Есть три вещи, которые стали базисом моей личности как таковой, фундаментом моего мировоззрения. И этим вещам меня научил именно Цой. Это внутренняя суверенность, честность и доброта. Он поделился со мной своими мыслями и опытом, честно, без самолюбования и дидактических амбиций, – и оказалось, что именно этого мне смертельно не хватало. Как и миллионам других людей. Он был самим собой и прожил короткую жизнь, ослепительную в своей простоте, – и оказалось, что именно такого примера я жаждала. Он нашел свой собственный путь и прошел его до конца, рассказав мне о том, что пережил и что приобрел, – и я поверила ему и пошла за ним. Не только я. Да, каждый перепахивал свое поле, строил свою биографию, делал свои ошибки и переживал свои события, но именно Витины песни и его личный пример стали путеводными маяками, верстовыми столбами на пути каждого из нас.
Можно твердо утверждать, что без него я никогда не стала бы тем человеком, которым стала. Из всего того, что составляет сейчас мою жизнь и меня саму, нет ни единой вещи, которой я не была обязана Вите. Мировоззрение, характер, увлечения, друзья и даже повороты биографии – так или иначе все связано именно с тем, что в 13 лет я обрела Цоя.
Все последние 20 лет я пытаюсь писать о нем. Стихи, песни, даже небольшая повесть для книги поклонников «Дети одного солнца». И каждый раз понимаю, что не могу выразить то, что у меня на душе. Не поддается это внятным описаниям. В «киномании» всегда было нечто, что не лезло ни в какие ворота, не укладывалось ни в какие рамки, схемы и слова. Ни научные исследования, ни многочисленные околорелигиозные измышления не дали даже исчерпывающего определения нашей «болезни». Не говоря уж об объяснении. Главное – неуловимо…
У каждого из нас в груди – незаживающая рана. У кого-то «стаж болезни» уже почти 20 лет, у кого-то 10, кто-то слушает песни Виктора Цоя лишь 2–3 года. Но ему, молодому и зеленому, от трагедии 15.08.90 также больно. «У меня есть рана, но нет бинта». Да. Если за два десятилетия боль не утихла, то придется признать, что это пожизненный диагноз. С этим придется смириться так же, как инвалиду приходится привыкать жить без рук или глаз…

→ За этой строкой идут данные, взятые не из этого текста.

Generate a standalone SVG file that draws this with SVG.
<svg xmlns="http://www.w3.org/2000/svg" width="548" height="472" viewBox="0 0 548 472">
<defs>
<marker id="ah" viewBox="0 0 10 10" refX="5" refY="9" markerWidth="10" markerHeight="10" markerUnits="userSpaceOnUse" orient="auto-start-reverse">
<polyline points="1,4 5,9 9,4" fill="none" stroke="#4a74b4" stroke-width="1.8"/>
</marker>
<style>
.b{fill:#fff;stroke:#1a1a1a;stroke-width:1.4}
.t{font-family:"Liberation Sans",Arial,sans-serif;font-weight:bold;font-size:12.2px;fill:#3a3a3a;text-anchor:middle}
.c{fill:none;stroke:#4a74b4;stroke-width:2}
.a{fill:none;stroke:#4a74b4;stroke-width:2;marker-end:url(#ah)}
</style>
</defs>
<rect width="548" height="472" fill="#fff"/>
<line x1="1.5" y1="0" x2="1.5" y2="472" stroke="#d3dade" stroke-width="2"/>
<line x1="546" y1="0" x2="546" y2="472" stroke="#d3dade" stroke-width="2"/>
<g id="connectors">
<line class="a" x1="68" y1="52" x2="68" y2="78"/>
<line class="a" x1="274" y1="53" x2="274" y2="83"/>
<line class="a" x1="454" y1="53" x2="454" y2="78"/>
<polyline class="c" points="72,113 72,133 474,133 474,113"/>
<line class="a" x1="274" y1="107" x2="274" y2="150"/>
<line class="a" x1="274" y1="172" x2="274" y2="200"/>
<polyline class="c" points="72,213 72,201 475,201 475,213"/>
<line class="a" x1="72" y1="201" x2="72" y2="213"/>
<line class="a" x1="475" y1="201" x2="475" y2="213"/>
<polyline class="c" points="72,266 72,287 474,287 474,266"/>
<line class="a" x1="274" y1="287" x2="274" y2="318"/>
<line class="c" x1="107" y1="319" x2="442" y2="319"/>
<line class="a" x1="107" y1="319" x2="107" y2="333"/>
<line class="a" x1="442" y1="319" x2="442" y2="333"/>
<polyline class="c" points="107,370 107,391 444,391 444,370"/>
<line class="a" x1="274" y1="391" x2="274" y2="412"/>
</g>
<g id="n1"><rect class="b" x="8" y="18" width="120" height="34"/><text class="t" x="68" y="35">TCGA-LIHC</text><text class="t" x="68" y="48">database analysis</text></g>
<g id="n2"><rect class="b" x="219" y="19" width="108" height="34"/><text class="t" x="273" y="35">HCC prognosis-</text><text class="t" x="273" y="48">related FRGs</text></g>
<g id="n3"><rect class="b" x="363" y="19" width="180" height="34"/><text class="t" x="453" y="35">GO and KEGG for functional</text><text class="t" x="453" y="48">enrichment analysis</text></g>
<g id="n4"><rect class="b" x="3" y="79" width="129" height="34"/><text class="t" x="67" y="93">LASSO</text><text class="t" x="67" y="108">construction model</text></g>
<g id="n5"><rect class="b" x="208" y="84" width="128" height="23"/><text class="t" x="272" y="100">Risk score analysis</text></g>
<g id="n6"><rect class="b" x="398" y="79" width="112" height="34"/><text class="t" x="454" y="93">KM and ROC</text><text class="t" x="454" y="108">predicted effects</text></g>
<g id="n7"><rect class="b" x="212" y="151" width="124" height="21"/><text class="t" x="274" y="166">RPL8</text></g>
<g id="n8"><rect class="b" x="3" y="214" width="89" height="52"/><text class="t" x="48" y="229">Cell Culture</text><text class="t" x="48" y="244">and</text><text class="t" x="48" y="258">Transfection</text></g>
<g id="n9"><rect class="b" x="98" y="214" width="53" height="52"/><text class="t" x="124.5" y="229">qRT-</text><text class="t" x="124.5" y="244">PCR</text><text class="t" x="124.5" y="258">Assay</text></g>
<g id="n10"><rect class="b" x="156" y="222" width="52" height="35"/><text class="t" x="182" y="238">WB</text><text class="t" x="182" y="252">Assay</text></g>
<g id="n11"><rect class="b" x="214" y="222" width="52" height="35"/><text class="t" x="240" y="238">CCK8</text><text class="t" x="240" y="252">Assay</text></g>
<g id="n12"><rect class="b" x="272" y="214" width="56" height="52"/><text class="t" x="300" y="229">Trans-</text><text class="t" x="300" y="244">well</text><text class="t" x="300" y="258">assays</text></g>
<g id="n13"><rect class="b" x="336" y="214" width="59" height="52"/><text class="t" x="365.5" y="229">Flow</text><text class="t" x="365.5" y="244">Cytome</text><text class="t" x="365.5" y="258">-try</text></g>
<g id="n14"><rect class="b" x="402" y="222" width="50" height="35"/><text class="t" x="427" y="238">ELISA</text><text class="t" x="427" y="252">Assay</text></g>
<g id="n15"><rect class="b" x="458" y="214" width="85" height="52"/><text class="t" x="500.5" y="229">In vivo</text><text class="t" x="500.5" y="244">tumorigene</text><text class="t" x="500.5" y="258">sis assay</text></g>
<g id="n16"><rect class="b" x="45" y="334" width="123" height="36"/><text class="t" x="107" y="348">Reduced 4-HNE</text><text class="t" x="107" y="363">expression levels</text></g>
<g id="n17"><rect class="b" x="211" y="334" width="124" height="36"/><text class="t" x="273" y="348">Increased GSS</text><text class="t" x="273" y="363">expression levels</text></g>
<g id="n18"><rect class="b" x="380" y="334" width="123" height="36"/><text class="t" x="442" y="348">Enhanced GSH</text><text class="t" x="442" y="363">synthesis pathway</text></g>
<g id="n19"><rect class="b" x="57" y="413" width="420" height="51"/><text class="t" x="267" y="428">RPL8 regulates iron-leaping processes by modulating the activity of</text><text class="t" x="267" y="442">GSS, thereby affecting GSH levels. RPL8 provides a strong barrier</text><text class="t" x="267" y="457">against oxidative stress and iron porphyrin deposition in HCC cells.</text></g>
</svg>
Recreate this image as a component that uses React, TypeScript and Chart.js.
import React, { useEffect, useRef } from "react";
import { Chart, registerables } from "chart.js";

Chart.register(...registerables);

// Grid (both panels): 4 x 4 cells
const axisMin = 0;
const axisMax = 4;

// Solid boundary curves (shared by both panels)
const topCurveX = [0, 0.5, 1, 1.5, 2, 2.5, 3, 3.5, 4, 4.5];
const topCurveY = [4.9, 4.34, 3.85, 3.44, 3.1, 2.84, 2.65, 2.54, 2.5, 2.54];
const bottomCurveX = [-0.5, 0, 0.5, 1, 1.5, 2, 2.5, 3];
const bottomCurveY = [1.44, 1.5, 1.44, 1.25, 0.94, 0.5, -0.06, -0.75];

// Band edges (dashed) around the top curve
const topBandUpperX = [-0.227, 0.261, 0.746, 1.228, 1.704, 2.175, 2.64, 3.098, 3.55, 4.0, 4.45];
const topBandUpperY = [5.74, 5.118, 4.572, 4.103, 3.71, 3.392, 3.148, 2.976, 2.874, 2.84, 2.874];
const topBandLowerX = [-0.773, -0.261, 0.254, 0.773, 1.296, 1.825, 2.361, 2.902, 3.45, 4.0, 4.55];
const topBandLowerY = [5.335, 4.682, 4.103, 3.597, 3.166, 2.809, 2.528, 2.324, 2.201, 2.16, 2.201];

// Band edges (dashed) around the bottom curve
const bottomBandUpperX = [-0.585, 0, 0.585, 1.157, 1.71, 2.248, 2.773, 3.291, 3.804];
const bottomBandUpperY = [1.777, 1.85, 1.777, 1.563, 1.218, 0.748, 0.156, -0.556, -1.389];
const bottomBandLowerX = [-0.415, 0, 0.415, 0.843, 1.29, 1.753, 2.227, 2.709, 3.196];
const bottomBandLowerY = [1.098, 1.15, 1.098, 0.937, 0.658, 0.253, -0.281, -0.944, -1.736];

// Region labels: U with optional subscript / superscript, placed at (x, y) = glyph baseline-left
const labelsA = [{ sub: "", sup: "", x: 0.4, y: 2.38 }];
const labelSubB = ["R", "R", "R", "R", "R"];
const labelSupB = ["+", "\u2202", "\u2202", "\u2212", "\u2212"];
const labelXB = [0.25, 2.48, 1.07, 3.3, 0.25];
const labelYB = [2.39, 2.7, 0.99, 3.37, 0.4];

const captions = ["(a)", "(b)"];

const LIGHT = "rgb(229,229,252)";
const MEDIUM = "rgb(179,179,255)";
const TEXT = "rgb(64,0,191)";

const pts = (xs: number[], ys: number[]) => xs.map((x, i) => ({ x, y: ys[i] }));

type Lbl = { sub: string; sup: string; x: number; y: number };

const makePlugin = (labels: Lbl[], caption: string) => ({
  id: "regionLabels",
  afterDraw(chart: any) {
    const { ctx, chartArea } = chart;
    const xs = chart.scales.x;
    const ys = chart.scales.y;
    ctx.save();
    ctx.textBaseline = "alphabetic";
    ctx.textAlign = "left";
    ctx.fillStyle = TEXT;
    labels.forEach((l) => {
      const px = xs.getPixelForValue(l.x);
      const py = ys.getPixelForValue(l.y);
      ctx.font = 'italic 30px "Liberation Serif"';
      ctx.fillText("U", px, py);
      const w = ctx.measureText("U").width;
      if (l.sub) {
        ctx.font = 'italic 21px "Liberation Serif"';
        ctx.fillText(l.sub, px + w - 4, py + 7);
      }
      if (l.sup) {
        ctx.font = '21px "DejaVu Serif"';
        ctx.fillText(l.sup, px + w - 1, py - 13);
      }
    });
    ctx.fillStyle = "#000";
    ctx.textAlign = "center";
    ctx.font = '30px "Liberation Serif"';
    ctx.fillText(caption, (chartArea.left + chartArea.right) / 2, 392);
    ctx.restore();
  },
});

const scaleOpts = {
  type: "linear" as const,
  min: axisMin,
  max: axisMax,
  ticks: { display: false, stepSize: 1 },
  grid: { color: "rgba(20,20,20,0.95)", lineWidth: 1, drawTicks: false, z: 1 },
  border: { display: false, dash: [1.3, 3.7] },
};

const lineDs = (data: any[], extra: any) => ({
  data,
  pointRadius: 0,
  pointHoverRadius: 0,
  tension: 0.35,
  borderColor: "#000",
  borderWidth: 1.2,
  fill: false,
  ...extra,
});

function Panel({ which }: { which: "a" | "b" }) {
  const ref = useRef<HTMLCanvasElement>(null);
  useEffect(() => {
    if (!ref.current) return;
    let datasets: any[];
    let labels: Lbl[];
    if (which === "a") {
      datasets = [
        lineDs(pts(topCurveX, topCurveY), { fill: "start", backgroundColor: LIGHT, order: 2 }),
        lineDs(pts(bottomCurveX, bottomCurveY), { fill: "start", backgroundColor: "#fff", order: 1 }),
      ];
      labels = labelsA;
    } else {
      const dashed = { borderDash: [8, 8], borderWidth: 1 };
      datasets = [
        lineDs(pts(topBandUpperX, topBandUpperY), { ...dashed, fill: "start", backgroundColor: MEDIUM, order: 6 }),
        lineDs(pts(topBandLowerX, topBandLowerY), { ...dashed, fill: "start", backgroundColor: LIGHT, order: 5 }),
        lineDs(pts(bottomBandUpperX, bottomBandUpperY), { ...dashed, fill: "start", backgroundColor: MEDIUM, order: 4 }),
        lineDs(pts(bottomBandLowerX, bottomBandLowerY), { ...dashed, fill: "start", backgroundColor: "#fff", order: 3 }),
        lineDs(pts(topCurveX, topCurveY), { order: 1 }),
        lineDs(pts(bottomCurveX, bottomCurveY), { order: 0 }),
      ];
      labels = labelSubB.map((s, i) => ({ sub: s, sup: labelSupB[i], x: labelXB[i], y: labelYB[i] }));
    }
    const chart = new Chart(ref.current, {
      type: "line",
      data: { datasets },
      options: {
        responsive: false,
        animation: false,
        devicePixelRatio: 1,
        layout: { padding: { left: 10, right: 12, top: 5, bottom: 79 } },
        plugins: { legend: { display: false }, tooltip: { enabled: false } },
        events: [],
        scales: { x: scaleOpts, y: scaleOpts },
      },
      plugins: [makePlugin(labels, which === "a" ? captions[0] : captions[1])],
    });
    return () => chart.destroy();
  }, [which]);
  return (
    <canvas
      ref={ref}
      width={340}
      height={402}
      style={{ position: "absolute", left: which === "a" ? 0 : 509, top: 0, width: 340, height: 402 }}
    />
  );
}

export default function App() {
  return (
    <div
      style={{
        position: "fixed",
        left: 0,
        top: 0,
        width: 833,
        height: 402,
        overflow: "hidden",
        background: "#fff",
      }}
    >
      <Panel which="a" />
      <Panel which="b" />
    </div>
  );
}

Больше 20 лет нас презрительно клеймят «фанатами» и ставят разные психиатрические диагнозы. За такой солидный срок мы уже притерпелись к идиотским ярлыкам, как к неизбежному злу. А что толку спорить? Как объяснишь посторонним, что творится внутри? Как дать понять, что Цой для нас – боль, сила, свет, дыхание? Как выразить то, что растворилось в крови, проникло в каждую клетку организма, в каждый нерв, в каждый уголок сознания? Мы или молчим, или парируем: «Что с того, мы немного того?» ЕГО словами отругиваемся…
По 100 тысяч раз каждому из нас приходилось слышать «не сотвори себе кумира». Опять отругиваешься. Елки. А как объяснишь? Ведь кумир – это каменный идол. Его не любят – ему кланяются. От него откалывают кусочки на сувениры. Идолом заполняют дыры в сердце, за его счет решают свои проблемы. Идола не любят – им пользуются в корыстных целях. А для нас Цой – ЖИВОЙ! Это близкий, родной человек! И мы не поклоняемся Вите – мы доверяем ему. Мы впитываем его, дышим благодаря ему. Простите, но как из воздуха сделать идола? Воздухом можно только дышать…[980]
Земфира Рамазанова, певица:
Творчество Цоя повлияло на меня в значительной степени. Я увлекалась «КИНО» в самом ранимом подростковом возрасте. И конечно, для меня была огромной личной трагедией катастрофа с Цоем. Думаю, что сейчас Цой музицировал бы, будь он жив. Думаю, ему хватило бы вкуса, такта и таланта, чтобы не впасть в маразм[981].
Рашид Нугманов:
Я всегда упоминаю, что я избегаю сослагательных рассуждений, культурологических, философских или мифологических заключений о Викторе. Он близкий мне живой человек, таким и остается в моей памяти, таким и хочется его сохранить. Иначе придется его похоронить и превратить в икону[982].